Mateus apresenta duas pessoas transformadas pelos encontros, ainda que a mutação não tenha sinais visíveis a olho cru. Chama a atenção que os mestres são homens idosos, nem todos com aparente vitalidade necessária para aquela atividade composta de cantorias, rimas, improvisações, músicas e bom humor. Porém, basta surgir o convite para apresentações na lona montada em frente ao fusquinha azul para que eles se inflamem por completo, imediatamente melando a cara, colocando adereços e se vestindo de colorido para encarnar aquele que pode tudo, o falante desbragado sem medo da censura. Um dos consultados menciona a senzala dos africanos escravizados no Brasil como lugar onde o costume nasceu. O filme perfaz caminhos imaginários e cria um mosaico histórico condicionado para urgente perpetuação da cultura popular, então valorizada na telona. Os dois protagonistas ora são aprendizes, ora entrevistadores, numa dinâmica instigante e bela.

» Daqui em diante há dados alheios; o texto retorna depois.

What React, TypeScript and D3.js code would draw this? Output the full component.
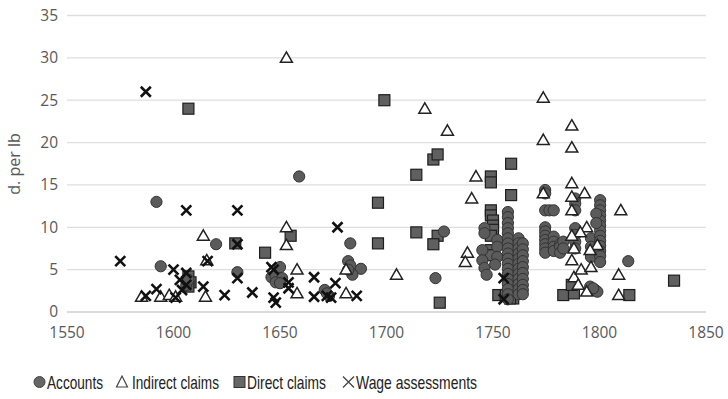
import React from "react";
import * as d3 from "d3";

const W = 728;
const H = 399;

const xTicks = [1550, 1600, 1650, 1700, 1750, 1800, 1850];
const yTicks = [0, 5, 10, 15, 20, 25, 30, 35];

const seriesNames = ["Accounts", "Indirect claims", "Direct claims", "Wage assessments"];

const accounts: [number, number][] = [
  [1592, 13], [1594, 5.4], [1606, 3.2], [1607, 3.8], [1620, 8], [1630, 4.7],
  [1659, 16], [1646, 4.1], [1648, 4.3], [1650, 5.3], [1651, 4], [1648, 3.5], [1650, 3.4],
  [1671, 2.6], [1673, 1.9], [1672, 2.2],
  [1683, 8.1], [1682, 6], [1683, 5.5], [1688, 5.1], [1684, 4.4], [1682, 5],
  [1727, 9.5], [1723, 4],
  [1746, 9.9], [1746, 9.3], [1745, 7.3], [1745, 6.1], [1746, 5.2], [1747, 4.4],
  [1752, 8.5], [1752, 7.7], [1752, 6.5], [1751, 5.6],
  [1757, 11.8], [1757, 11.2], [1757, 10.5], [1757, 9.9], [1757, 9.3], [1757, 8.7], [1757, 8.1],
  [1757, 7.5], [1757, 6.9], [1757, 6.3], [1757, 5.7], [1757, 5.1], [1757, 4.5], [1757, 3.9],
  [1757, 3.3], [1757, 2.7], [1757, 2.1], [1757, 1.5],
  [1762, 8.7], [1762, 8.1], [1762, 7.5], [1762, 6.9], [1762, 6.3], [1762, 5.7], [1762, 5.1],
  [1762, 4.5], [1762, 3.9], [1762, 3.3], [1762, 2.7], [1762, 2.1],
  [1764, 8.1], [1764, 7.4], [1764, 6.7], [1764, 6], [1764, 5.3], [1764, 4.6], [1764, 3.9],
  [1764, 3.2], [1764, 2.6], [1764, 2.1],
  [1774.5, 14.4], [1774.5, 14], [1774.5, 12], [1776.5, 12], [1774.5, 10], [1774.5, 9.5],
  [1774.5, 9], [1774.5, 8.5], [1774.5, 8], [1774.5, 7.5], [1774.5, 7],
  [1778.5, 12], [1778.5, 8.9], [1778.5, 8.3], [1778.5, 7.7], [1778.5, 7.2],
  [1781.5, 8], [1781.5, 7.7], [1781.5, 7], [1783, 8.3], [1783, 7.5],
  [1788.6, 13.4], [1788.6, 12.8], [1788.6, 12], [1788.6, 9.9], [1788.6, 9.1], [1788.6, 8.3], [1788.6, 7.5],
  [1796, 8.7], [1796, 7.7], [1796, 7], [1796, 6.5],
  [1800.3, 13.2], [1800.3, 12.6], [1800.3, 12], [1800.3, 11.4], [1800.3, 10.8], [1800.3, 10.2],
  [1800.3, 9.6], [1800.3, 9], [1800.3, 8.4], [1800.3, 7.8], [1800.3, 7.2], [1800.3, 6.6], [1800.3, 5.9],
  [1798.5, 11.6], [1798.5, 10.5],
  [1813.5, 6],
  [1795.6, 3], [1798, 2.6], [1799, 2.4], [1797, 2.8],
];

const indirectClaims: [number, number][] = [
  [1585, 1.8], [1594, 1.8], [1598, 2], [1601, 1.8], [1614, 9], [1615.6, 6.1], [1615, 1.8],
  [1653, 30], [1653, 10], [1653, 7.9], [1658, 5], [1658, 2.2], [1681, 2.2], [1681, 5],
  [1704.7, 4.4], [1718, 24], [1728.6, 21.4], [1742, 16], [1740, 13.4], [1738, 7], [1737, 5.9],
  [1773.6, 25.3], [1773.6, 20.3], [1787, 22], [1787, 19.4], [1787, 15.2], [1793, 14],
  [1773.6, 14], [1787, 13.6], [1787, 12], [1810, 12], [1794, 10], [1791, 9.4], [1787, 9],
  [1788, 7.5], [1799, 7.9], [1795.6, 7.3], [1787, 6.1], [1788, 4.1], [1791.4, 5], [1796, 5.3],
  [1809, 4.4], [1809, 2], [1794, 2.4], [1790, 3.2],
];

const directClaims: [number, number][] = [
  [1607, 24], [1629, 8.1], [1607, 4.2], [1608, 3.5], [1607, 3],
  [1643, 7], [1655, 9], [1696, 12.9], [1696, 8.1], [1699, 25], [1714, 16.2], [1722, 18],
  [1724, 18.6], [1714, 9.4], [1724, 9], [1722, 8], [1725, 1.1],
  [1749, 16], [1749, 15.3], [1758.5, 17.5], [1758.5, 13.8], [1749, 12], [1749, 11.4],
  [1750, 10.8], [1750, 10.2], [1750, 9.7], [1749, 9], [1749, 7.3], [1749, 6.7],
  [1759.5, 7.7], [1759.5, 7.2], [1759.5, 6.6], [1759.5, 6], [1759.5, 5.5], [1759.5, 5],
  [1759.5, 4.5], [1759.5, 4], [1759.5, 3.5], [1759.5, 3], [1759.5, 2.5], [1759.5, 2.2], [1759.5, 1.6],
  [1752.5, 2], [1758, 1.6], [1756, 2],
  [1783, 2], [1788, 2.2], [1787, 3.2], [1814, 2], [1835, 3.7],
];

const wageAssessments: [number, number][] = [
  [1575, 6], [1587, 26], [1606, 12], [1630, 12], [1630, 8], [1616, 6], [1600, 5],
  [1606, 4.6], [1603, 3.8], [1606, 3.2], [1592, 2.7], [1587, 1.9], [1601, 1.7],
  [1604, 2.6], [1614, 3], [1624, 2], [1630, 4], [1637, 2.3],
  [1646, 5.3], [1647, 5], [1647, 1.7], [1648, 1.1], [1654, 2.8], [1654, 3.5],
  [1666, 4.1], [1666, 1.8], [1676, 3.4], [1674, 1.7], [1672, 1.9], [1677, 10], [1686, 1.9],
  [1755, 4], [1755, 1.5],
];

const x = d3.scaleLinear().domain([1550, 1850]).range([67, 706]);
const y = d3.scaleLinear().domain([0, 35]).range([312, 15.5]);

const AX = "#595959";
const CIRCLE_FILL = "#5b5b5b";
const CIRCLE_STROKE = "#333";
const SQ_FILL = "#606060";
const SQ_STROKE = "#1e1e1e";

function Circle({ cx, cy }: { cx: number; cy: number }) {
  return <circle cx={cx} cy={cy} r={5.6} fill={CIRCLE_FILL} stroke={CIRCLE_STROKE} strokeWidth={1} />;
}
function Square({ cx, cy }: { cx: number; cy: number }) {
  const s = 11;
  return <rect x={cx - s / 2} y={cy - s / 2} width={s} height={s} fill={SQ_FILL} stroke={SQ_STROKE} strokeWidth={1.2} />;
}
function Tri({ cx, cy }: { cx: number; cy: number }) {
  const p = d3.symbol(d3.symbolTriangle, 62)();
  return <path d={p as string} transform={`translate(${cx},${cy + 1})`} fill="#fff" stroke="#222" strokeWidth={1.5} />;
}
function Cross({ cx, cy }: { cx: number; cy: number }) {
  const h = 5;
  return (
    <path
      d={`M${cx - h},${cy - h}L${cx + h},${cy + h}M${cx - h},${cy + h}L${cx + h},${cy - h}`}
      stroke="#111"
      strokeWidth={2.6}
      fill="none"
    />
  );
}

export default function App() {
  const legendY = 382;
  return (
    <svg
      width={W}
      height={H}
      style={{ position: "absolute", left: 0, top: 0, background: "#fff" }}
      fontFamily="'Open Sans', 'Liberation Sans', sans-serif"
    >
      {yTicks.map((t) => (
        <line key={"g" + t} x1={x(1550)} x2={x(1850)} y1={y(t)} y2={y(t)} stroke={t === 0 ? "#cfcfcf" : "#dedede"} strokeWidth={1.3} />
      ))}
      {yTicks.map((t) => (
        <text key={"yt" + t} x={58} y={y(t)} dy="0.35em" textAnchor="end" fontSize={15.5} fill={AX}>
          {t}
        </text>
      ))}
      {xTicks.map((t) => (
        <text key={"xt" + t} x={x(t)} y={333} dy="0.35em" textAnchor="middle" fontSize={15.5} fill={AX}>
          {t}
        </text>
      ))}
      <text transform={`translate(20,164) rotate(-90)`} textAnchor="middle" fontSize={16} fill={AX}>
        d. per lb
      </text>

      <g>
        {directClaims.map(([a, b], i) => (
          <Square key={"d" + i} cx={x(a)} cy={y(b)} />
        ))}
        {accounts.map(([a, b], i) => (
          <Circle key={"a" + i} cx={x(a)} cy={y(b)} />
        ))}
        {indirectClaims.map(([a, b], i) => (
          <Tri key={"i" + i} cx={x(a)} cy={y(b)} />
        ))}
        {wageAssessments.map(([a, b], i) => (
          <Cross key={"w" + i} cx={x(a)} cy={y(b)} />
        ))}
      </g>

      <g fontFamily="'Liberation Sans Narrow', 'Arial Narrow', 'Liberation Sans', sans-serif" fontSize={18.5} fill="#222">
        <circle cx={39.5} cy={legendY} r={5.5} fill="#666" stroke="#444" />
        <text x={47} y={legendY} dy="0.36em" textLength={56} lengthAdjust="spacingAndGlyphs">{seriesNames[0]}</text>
        <path d={`M${122},${legendY - 6}L${127.5},${legendY + 5}L${116.5},${legendY + 5}Z`} fill="#fff" stroke="#444" strokeWidth={1.2} />
        <text x={132} y={legendY} dy="0.36em" textLength={87} lengthAdjust="spacingAndGlyphs">{seriesNames[1]}</text>
        <rect x={234} y={legendY - 5.5} width={11} height={11} fill="#666" stroke="#333" />
        <text x={247} y={legendY} dy="0.36em" textLength={79} lengthAdjust="spacingAndGlyphs">{seriesNames[2]}</text>
        <path d={`M${343},${legendY - 5.5}L${354},${legendY + 5.5}M${343},${legendY + 5.5}L${354},${legendY - 5.5}`} stroke="#444" strokeWidth={1.3} />
        <text x={356} y={legendY} dy="0.36em" textLength={121} lengthAdjust="spacingAndGlyphs">{seriesNames[3]}</text>
      </g>
    </svg>
  );
}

Contudo, o traço mais bonito desse elo com as heranças enraizadas é exatamente o tatear de Odília. A câmera se reporta mais a ela nesses instantes de troca, com os anfitriões não demonstrando receios diante da artista obviamente apaixonada pelo folguedo, assim como eles próprios. Anteriormente, mulheres não poderiam interpretar as personagens do Cavalo-Marinho. Essa quebra de uma estrutura leva a jovem ao choro em certas passagens, especialmente assim que alguém por ela admirado tece loas à sua qualidade como brincante popular. Dea Ferraz captura esses processos com sensibilidade, evitando ancorar-se em focos tão específicos, ainda que os explore em meio a esse percurso de aprendizado pela Zona da Mata pernambucana. Às vezes ela poderia deter-se um pouco mais nas potencialidades à disposição, ou mesmo investir em simples variações, mas a forma como sublinha a graça da jornada dos palhaços, bem como a sua linda missão, já vale, e muito.